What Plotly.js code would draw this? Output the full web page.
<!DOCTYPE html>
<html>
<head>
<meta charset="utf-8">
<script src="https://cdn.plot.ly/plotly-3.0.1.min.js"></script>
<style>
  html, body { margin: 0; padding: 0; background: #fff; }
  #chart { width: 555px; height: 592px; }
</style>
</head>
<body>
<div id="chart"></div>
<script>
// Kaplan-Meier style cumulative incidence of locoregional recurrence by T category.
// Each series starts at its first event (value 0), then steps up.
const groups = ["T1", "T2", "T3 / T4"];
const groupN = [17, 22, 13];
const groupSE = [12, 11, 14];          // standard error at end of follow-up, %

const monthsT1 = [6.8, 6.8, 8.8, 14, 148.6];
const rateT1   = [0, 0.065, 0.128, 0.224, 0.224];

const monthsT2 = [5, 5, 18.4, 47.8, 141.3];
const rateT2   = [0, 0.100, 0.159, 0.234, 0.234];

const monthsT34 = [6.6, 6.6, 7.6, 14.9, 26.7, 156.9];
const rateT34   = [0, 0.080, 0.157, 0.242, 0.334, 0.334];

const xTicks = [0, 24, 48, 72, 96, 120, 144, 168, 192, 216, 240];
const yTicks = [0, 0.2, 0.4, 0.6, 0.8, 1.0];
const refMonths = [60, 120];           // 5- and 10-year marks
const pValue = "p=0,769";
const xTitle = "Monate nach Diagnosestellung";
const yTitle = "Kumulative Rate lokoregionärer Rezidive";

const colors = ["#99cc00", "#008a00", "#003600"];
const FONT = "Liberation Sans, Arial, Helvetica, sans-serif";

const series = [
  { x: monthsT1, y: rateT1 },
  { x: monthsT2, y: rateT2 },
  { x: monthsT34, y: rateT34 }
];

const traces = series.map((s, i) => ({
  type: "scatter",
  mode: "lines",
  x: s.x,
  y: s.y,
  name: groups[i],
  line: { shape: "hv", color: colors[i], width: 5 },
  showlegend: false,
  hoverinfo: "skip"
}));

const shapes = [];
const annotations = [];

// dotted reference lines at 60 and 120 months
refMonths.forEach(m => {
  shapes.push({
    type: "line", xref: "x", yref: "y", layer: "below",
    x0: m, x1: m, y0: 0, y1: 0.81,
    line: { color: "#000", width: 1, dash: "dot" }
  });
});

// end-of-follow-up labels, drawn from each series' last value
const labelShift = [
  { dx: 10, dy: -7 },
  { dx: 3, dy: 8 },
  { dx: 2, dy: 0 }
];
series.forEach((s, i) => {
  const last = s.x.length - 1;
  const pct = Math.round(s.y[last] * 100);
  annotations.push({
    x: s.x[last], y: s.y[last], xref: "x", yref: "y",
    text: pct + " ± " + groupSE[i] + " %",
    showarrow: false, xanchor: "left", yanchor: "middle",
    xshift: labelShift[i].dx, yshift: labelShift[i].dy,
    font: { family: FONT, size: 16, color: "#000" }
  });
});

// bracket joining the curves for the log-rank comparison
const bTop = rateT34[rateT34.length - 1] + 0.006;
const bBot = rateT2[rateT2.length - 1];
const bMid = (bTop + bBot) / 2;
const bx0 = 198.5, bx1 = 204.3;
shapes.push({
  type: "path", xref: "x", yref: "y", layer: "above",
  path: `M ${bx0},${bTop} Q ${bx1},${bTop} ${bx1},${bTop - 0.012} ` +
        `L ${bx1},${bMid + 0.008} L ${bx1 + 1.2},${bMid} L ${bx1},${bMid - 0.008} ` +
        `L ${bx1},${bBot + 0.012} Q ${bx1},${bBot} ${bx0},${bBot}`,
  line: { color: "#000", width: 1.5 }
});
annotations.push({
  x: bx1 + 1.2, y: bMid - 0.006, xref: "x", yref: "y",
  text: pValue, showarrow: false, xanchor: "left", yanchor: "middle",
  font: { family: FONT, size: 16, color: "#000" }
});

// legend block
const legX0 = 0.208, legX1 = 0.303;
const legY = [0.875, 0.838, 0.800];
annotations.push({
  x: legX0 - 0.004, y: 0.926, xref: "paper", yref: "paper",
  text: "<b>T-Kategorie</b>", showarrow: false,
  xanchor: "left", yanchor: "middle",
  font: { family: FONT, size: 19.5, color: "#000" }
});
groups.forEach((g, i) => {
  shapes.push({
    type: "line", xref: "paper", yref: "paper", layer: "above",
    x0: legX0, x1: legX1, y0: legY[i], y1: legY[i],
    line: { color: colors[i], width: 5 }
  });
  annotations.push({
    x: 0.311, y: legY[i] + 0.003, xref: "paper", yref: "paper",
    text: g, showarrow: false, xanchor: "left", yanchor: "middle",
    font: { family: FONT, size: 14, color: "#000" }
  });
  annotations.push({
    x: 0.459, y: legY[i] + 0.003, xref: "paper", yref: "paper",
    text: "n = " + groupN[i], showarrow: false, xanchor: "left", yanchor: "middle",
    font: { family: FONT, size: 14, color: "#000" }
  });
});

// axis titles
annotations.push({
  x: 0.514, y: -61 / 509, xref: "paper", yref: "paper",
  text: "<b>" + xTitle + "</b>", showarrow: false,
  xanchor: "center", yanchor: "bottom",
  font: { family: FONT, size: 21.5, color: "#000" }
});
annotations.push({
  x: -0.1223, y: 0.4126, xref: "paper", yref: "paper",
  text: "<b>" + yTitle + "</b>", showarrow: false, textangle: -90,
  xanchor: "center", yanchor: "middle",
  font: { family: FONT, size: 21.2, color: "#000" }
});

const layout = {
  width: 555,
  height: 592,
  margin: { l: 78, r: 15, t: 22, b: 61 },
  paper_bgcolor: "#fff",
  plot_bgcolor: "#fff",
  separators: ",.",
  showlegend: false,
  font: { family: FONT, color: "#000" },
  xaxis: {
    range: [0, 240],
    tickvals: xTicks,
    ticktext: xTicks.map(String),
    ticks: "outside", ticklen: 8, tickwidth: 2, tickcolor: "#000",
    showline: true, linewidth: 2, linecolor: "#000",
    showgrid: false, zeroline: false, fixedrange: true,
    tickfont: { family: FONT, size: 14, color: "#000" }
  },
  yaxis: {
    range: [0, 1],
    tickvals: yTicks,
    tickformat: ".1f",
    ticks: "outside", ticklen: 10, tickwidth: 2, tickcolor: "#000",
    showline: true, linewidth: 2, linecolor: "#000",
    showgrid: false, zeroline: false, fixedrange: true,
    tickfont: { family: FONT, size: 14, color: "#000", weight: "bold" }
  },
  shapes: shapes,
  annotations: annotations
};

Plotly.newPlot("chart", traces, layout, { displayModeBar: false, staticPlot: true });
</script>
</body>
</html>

**********

[What is being asked]: Extract all of the data above and output it character for character.

[Answer to this task]:
What Plotly.js code would draw this? Output the full web page.
<!DOCTYPE html>
<html>
<head>
<meta charset="utf-8">
<script src="https://cdn.plot.ly/plotly-3.0.1.min.js"></script>
<style>
  html, body { margin: 0; padding: 0; background: #fff; }
  #chart { width: 555px; height: 592px; }
</style>
</head>
<body>
<div id="chart"></div>
<script>
// Kaplan-Meier style cumulative incidence of locoregional recurrence by T category.
// Each series starts at its first event (value 0), then steps up.
const groups = ["T1", "T2", "T3 / T4"];
const groupN = [17, 22, 13];
const groupSE = [12, 11, 14];          // standard error at end of follow-up, %

const monthsT1 = [6.8, 6.8, 8.8, 14, 148.6];
const rateT1   = [0, 0.065, 0.128, 0.224, 0.224];

const monthsT2 = [5, 5, 18.4, 47.8, 141.3];
const rateT2   = [0, 0.100, 0.159, 0.234, 0.234];

const monthsT34 = [6.6, 6.6, 7.6, 14.9, 26.7, 156.9];
const rateT34   = [0, 0.080, 0.157, 0.242, 0.334, 0.334];

const xTicks = [0, 24, 48, 72, 96, 120, 144, 168, 192, 216, 240];
const yTicks = [0, 0.2, 0.4, 0.6, 0.8, 1.0];
const refMonths = [60, 120];           // 5- and 10-year marks
const pValue = "p=0,769";
const xTitle = "Monate nach Diagnosestellung";
const yTitle = "Kumulative Rate lokoregionärer Rezidive";

const colors = ["#99cc00", "#008a00", "#003600"];
const FONT = "Liberation Sans, Arial, Helvetica, sans-serif";

const series = [
  { x: monthsT1, y: rateT1 },
  { x: monthsT2, y: rateT2 },
  { x: monthsT34, y: rateT34 }
];

const traces = series.map((s, i) => ({
  type: "scatter",
  mode: "lines",
  x: s.x,
  y: s.y,
  name: groups[i],
  line: { shape: "hv", color: colors[i], width: 5 },
  showlegend: false,
  hoverinfo: "skip"
}));

const shapes = [];
const annotations = [];

// dotted reference lines at 60 and 120 months
refMonths.forEach(m => {
  shapes.push({
    type: "line", xref: "x", yref: "y", layer: "below",
    x0: m, x1: m, y0: 0, y1: 0.81,
    line: { color: "#000", width: 1, dash: "dot" }
  });
});

// end-of-follow-up labels, drawn from each series' last value
const labelShift = [
  { dx: 10, dy: -7 },
  { dx: 3, dy: 8 },
  { dx: 2, dy: 0 }
];
series.forEach((s, i) => {
  const last = s.x.length - 1;
  const pct = Math.round(s.y[last] * 100);
  annotations.push({
    x: s.x[last], y: s.y[last], xref: "x", yref: "y",
    text: pct + " ± " + groupSE[i] + " %",
    showarrow: false, xanchor: "left", yanchor: "middle",
    xshift: labelShift[i].dx, yshift: labelShift[i].dy,
    font: { family: FONT, size: 16, color: "#000" }
  });
});

// bracket joining the curves for the log-rank comparison
const bTop = rateT34[rateT34.length - 1] + 0.006;
const bBot = rateT2[rateT2.length - 1];
const bMid = (bTop + bBot) / 2;
const bx0 = 198.5, bx1 = 204.3;
shapes.push({
  type: "path", xref: "x", yref: "y", layer: "above",
  path: `M ${bx0},${bTop} Q ${bx1},${bTop} ${bx1},${bTop - 0.012} ` +
        `L ${bx1},${bMid + 0.008} L ${bx1 + 1.2},${bMid} L ${bx1},${bMid - 0.008} ` +
        `L ${bx1},${bBot + 0.012} Q ${bx1},${bBot} ${bx0},${bBot}`,
  line: { color: "#000", width: 1.5 }
});
annotations.push({
  x: bx1 + 1.2, y: bMid - 0.006, xref: "x", yref: "y",
  text: pValue, showarrow: false, xanchor: "left", yanchor: "middle",
  font: { family: FONT, size: 16, color: "#000" }
});

// legend block
const legX0 = 0.208, legX1 = 0.303;
const legY = [0.875, 0.838, 0.800];
annotations.push({
  x: legX0 - 0.004, y: 0.926, xref: "paper", yref: "paper",
  text: "<b>T-Kategorie</b>", showarrow: false,
  xanchor: "left", yanchor: "middle",
  font: { family: FONT, size: 19.5, color: "#000" }
});
groups.forEach((g, i) => {
  shapes.push({
    type: "line", xref: "paper", yref: "paper", layer: "above",
    x0: legX0, x1: legX1, y0: legY[i], y1: legY[i],
    line: { color: colors[i], width: 5 }
  });
  annotations.push({
    x: 0.311, y: legY[i] + 0.003, xref: "paper", yref: "paper",
    text: g, showarrow: false, xanchor: "left", yanchor: "middle",
    font: { family: FONT, size: 14, color: "#000" }
  });
  annotations.push({
    x: 0.459, y: legY[i] + 0.003, xref: "paper", yref: "paper",
    text: "n = " + groupN[i], showarrow: false, xanchor: "left", yanchor: "middle",
    font: { family: FONT, size: 14, color: "#000" }
  });
});

// axis titles
annotations.push({
  x: 0.514, y: -61 / 509, xref: "paper", yref: "paper",
  text: "<b>" + xTitle + "</b>", showarrow: false,
  xanchor: "center", yanchor: "bottom",
  font: { family: FONT, size: 21.5, color: "#000" }
});
annotations.push({
  x: -0.1223, y: 0.4126, xref: "paper", yref: "paper",
  text: "<b>" + yTitle + "</b>", showarrow: false, textangle: -90,
  xanchor: "center", yanchor: "middle",
  font: { family: FONT, size: 21.2, color: "#000" }
});

const layout = {
  width: 555,
  height: 592,
  margin: { l: 78, r: 15, t: 22, b: 61 },
  paper_bgcolor: "#fff",
  plot_bgcolor: "#fff",
  separators: ",.",
  showlegend: false,
  font: { family: FONT, color: "#000" },
  xaxis: {
    range: [0, 240],
    tickvals: xTicks,
    ticktext: xTicks.map(String),
    ticks: "outside", ticklen: 8, tickwidth: 2, tickcolor: "#000",
    showline: true, linewidth: 2, linecolor: "#000",
    showgrid: false, zeroline: false, fixedrange: true,
    tickfont: { family: FONT, size: 14, color: "#000" }
  },
  yaxis: {
    range: [0, 1],
    tickvals: yTicks,
    tickformat: ".1f",
    ticks: "outside", ticklen: 10, tickwidth: 2, tickcolor: "#000",
    showline: true, linewidth: 2, linecolor: "#000",
    showgrid: false, zeroline: false, fixedrange: true,
    tickfont: { family: FONT, size: 14, color: "#000", weight: "bold" }
  },
  shapes: shapes,
  annotations: annotations
};

Plotly.newPlot("chart", traces, layout, { displayModeBar: false, staticPlot: true });
</script>
</body>
</html>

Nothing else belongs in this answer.